At the Brattie through Saturday

By Fred Gardner

Wondering how this film ever came out of Poland brings to mind the story of a Russian worker who left his plant each evening with a wheelbarrow full of sawdust. For a while the guards inspected the sawdust; finding nothing, they inspected more carefully, and finally called the NKVD. After several weeks, special security agents flew in to check the sawdust grain by grain; they too, found nothing. Weeks after the worker had been cleared of suspicion, a friend asked him what he was stealing. He answered, "wheelbarrows."

Ashes and Diamonds tells the story of Maciek Chelmicki, a young partisan who in the closing hours of The Second World War finds no victory in a Communist Poland. The incoming Communist bureaucracy smells as bad to him as the old one. In the Red Army he senses a new conqueror. The only affinity he feels is toward Szczuka, a toughened Communist leader whom he recognizes as a fellow activist and fighter.

Both Maciek and Szczuka long for peace and for the loving which war never left them time to take part in. Yet both must continue the way of life that they are convinced accomplishes things on this planet. Victory has played a joke on each: the Communist, now responsible to the Russians, has ceased to be a patriot; the partisan who now finds himself killing other Poles has become a terrorist.

To Jerzy Andrzejewski, who wrote the novel and collaborated on the screenplay, the only basic adversaries are life and death. Political opposition, he tries to show, is a superficial division of men. As for English and German bullets, "it makes no differences when you're on the receiving end."
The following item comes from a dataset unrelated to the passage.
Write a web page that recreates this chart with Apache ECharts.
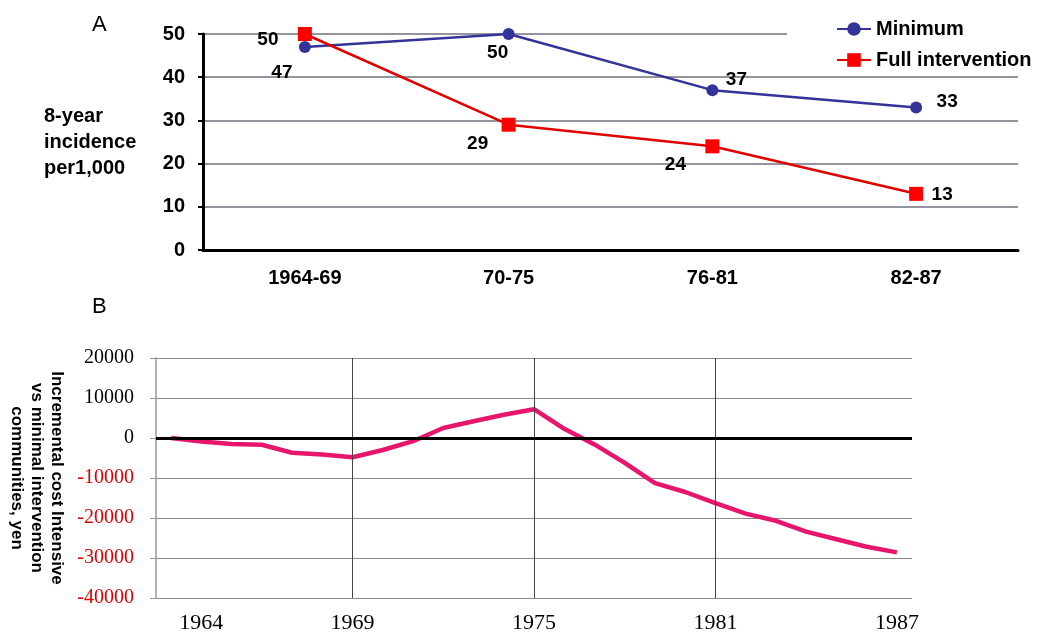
<!DOCTYPE html>
<html lang="en">
<head>
    <meta charset="UTF-8">
    <title>Incidence and incremental cost</title>
    <script src="https://cdn.jsdelivr.net/npm/echarts@6/dist/echarts.min.js"></script>
</head>
<style>
    body{margin:0;background:#fff;}
    #tu{width:1043px;height:635px;}
</style>
<body>
<div id="tu"></div>
<script>
    // panel A
    var periods=['1964-69','70-75','76-81','82-87'];
    var minimum=[47,50,37,33];
    var fullIntervention=[50,29,24,13];
    // panel B
    var years=['1963','1964','1965','1966','1967','1968','1969','1970','1971','1972','1973','1974','1975',
        '1976','1977','1978','1979','1980','1981','1982','1983','1984','1985','1986','1987'];
    var incrementalCost=[0,-900,-1500,-1700,-3700,-4100,-4800,-3000,-800,2500,4200,5800,7200,
        2300,-1600,-6200,-11300,-13500,-16300,-18900,-20700,-23400,-25300,-27200,-28600];
    var yearLabels=['1964','1969','1975','1981','1987'];
    var guideYears=['1969','1975','1981'];

    // where the value labels sit around each marker (panel A)
    var minOffsets=[[-23,26],[-11,19],[24,-10],[31,-6]];
    var fullOffsets=[[-37,6],[-31,19],[-37,18],[26,1]];

    var sans='"Liberation Sans", Arial, sans-serif';
    var serif='"Liberation Serif", "Times New Roman", serif';

    function withLabels(values,offsets){
        return values.map(function (v,i) {
            return {value:v,label:{offset:offsets[i]}};
        });
    }

    var tu=echarts.init(document.getElementById('tu'));
    var option={
        animation:false,
        graphic:[
            {type:'text',left:92,top:14,style:{text:'A',font:'22px '+sans,fill:'#000'}},
            {type:'text',left:92,top:296,style:{text:'B',font:'22px '+sans,fill:'#000'}}
        ],
        legend:{
            data:['Minimum','Full intervention'],
            orient:'vertical',
            left:787,
            top:14,
            padding:[5,10,5,49],
            backgroundColor:'#fff',
            itemWidth:34,
            itemHeight:17,
            itemGap:11,
            textStyle:{fontFamily:sans,fontWeight:'bold',fontSize:20,color:'#000'}
        },
        grid:[
            {left:203,right:25,top:34,height:216,outerBoundsMode:'none'},
            {left:156,right:131,top:358,height:240,outerBoundsMode:'none'}
        ],
        xAxis:[
            {
                gridIndex:0,
                type:'category',
                data:periods,
                axisLine:{lineStyle:{color:'#000',width:3}},
                axisTick:{show:false},
                axisLabel:{margin:18,fontFamily:sans,fontWeight:'bold',fontSize:20,color:'#000'}
            },
            {
                gridIndex:1,
                type:'category',
                data:years,
                boundaryGap:true,
                axisLine:{show:false},
                axisTick:{show:false},
                axisLabel:{
                    margin:14,
                    fontFamily:serif,
                    fontSize:22,
                    color:'#000',
                    interval:function (i,v) { return yearLabels.indexOf(v)>=0; }
                }
            }
        ],
        yAxis:[
            {
                gridIndex:0,
                type:'value',
                min:0,
                max:50,
                interval:10,
                name:'8-year\nincidence\nper1,000',
                nameLocation:'middle',
                nameRotate:0,
                nameGap:159,
                nameTextStyle:{fontFamily:sans,fontWeight:'bold',fontSize:20,color:'#000',
                    align:'left',verticalAlign:'middle',lineHeight:26,padding:[18,0,0,0]},
                axisLine:{show:true,lineStyle:{color:'#000',width:3}},
                axisTick:{show:true,length:5,lineStyle:{color:'#000',width:2}},
                axisLabel:{margin:18,fontFamily:sans,fontWeight:'bold',fontSize:20,color:'#000'},
                splitLine:{lineStyle:{color:'#70707f',width:1.5}}
            },
            {
                gridIndex:1,
                type:'value',
                min:-40000,
                max:20000,
                interval:10000,
                name:'Incremental cost Intensive\nvs minimal intervention\ncommunities, yen',
                nameLocation:'middle',
                nameRotate:-90,
                nameGap:88,
                nameTextStyle:{fontFamily:sans,fontWeight:'bold',fontSize:17,color:'#000',lineHeight:20},
                axisLine:{show:true,lineStyle:{color:'#999',width:1.5}},
                axisTick:{show:true,length:6,lineStyle:{color:'#999'}},
                axisLabel:{
                    margin:22,
                    fontFamily:serif,
                    fontSize:20,
                    formatter:function (v) { return String(v); },
                    color:function (v) { return Number(v)<0 ? '#e00000' : '#000'; }
                },
                splitLine:{lineStyle:{color:'#8a8a8a',width:1}}
            }
        ],
        series:[
            {
                name:'Minimum',
                type:'line',
                xAxisIndex:0,
                yAxisIndex:0,
                symbol:'circle',
                symbolSize:12,
                itemStyle:{color:'#333399'},
                lineStyle:{color:'#333399',width:2.5},
                label:{show:true,position:'inside',fontFamily:sans,fontWeight:'bold',fontSize:19,color:'#000'},
                data:withLabels(minimum,minOffsets)
            },
            {
                name:'Full intervention',
                type:'line',
                xAxisIndex:0,
                yAxisIndex:0,
                symbol:'rect',
                symbolSize:14,
                itemStyle:{color:'#ff0000'},
                lineStyle:{color:'#e00000',width:2.5},
                label:{show:true,position:'inside',fontFamily:sans,fontWeight:'bold',fontSize:19,color:'#000'},
                data:withLabels(fullIntervention,fullOffsets)
            },
            {
                name:'Incremental cost',
                type:'line',
                xAxisIndex:1,
                yAxisIndex:1,
                showSymbol:false,
                lineStyle:{color:'#e8156d',width:4.5},
                data:incrementalCost,
                markLine:{
                    silent:true,
                    symbol:'none',
                    label:{show:false},
                    data:guideYears.map(function (y) {
                        return {xAxis:y,lineStyle:{color:'#444',width:1,type:'solid'}};
                    }).concat([{yAxis:0,lineStyle:{color:'#000',width:3,type:'solid'}}])
                },
                z:3
            }
        ]
    };
    tu.setOption(option);
</script>
</body>
</html>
While Director Andrzej Wajda creates several scenes that are both eloquent and taut (Szczuka's death in the arms of Maciek says all it has to say in three seconds), he is also extremely wasteful in his use of detail. It could further be observed that much of the genuinely sophisticated material and technique in this Polish film would be taken for extraneous artiness in an equivalent French or Italian production.

From his minor actors, in particular, Wajda has drawn some striking performances. Several of the tangential characters are turned into important human beings, worth pausing over, and thinking about. Although Zbigniew Cybulski occassionally makes Maciek's confusion seem invalid, he always makes it understandable, and what more I could say about him and the other leads would be entirely favorable.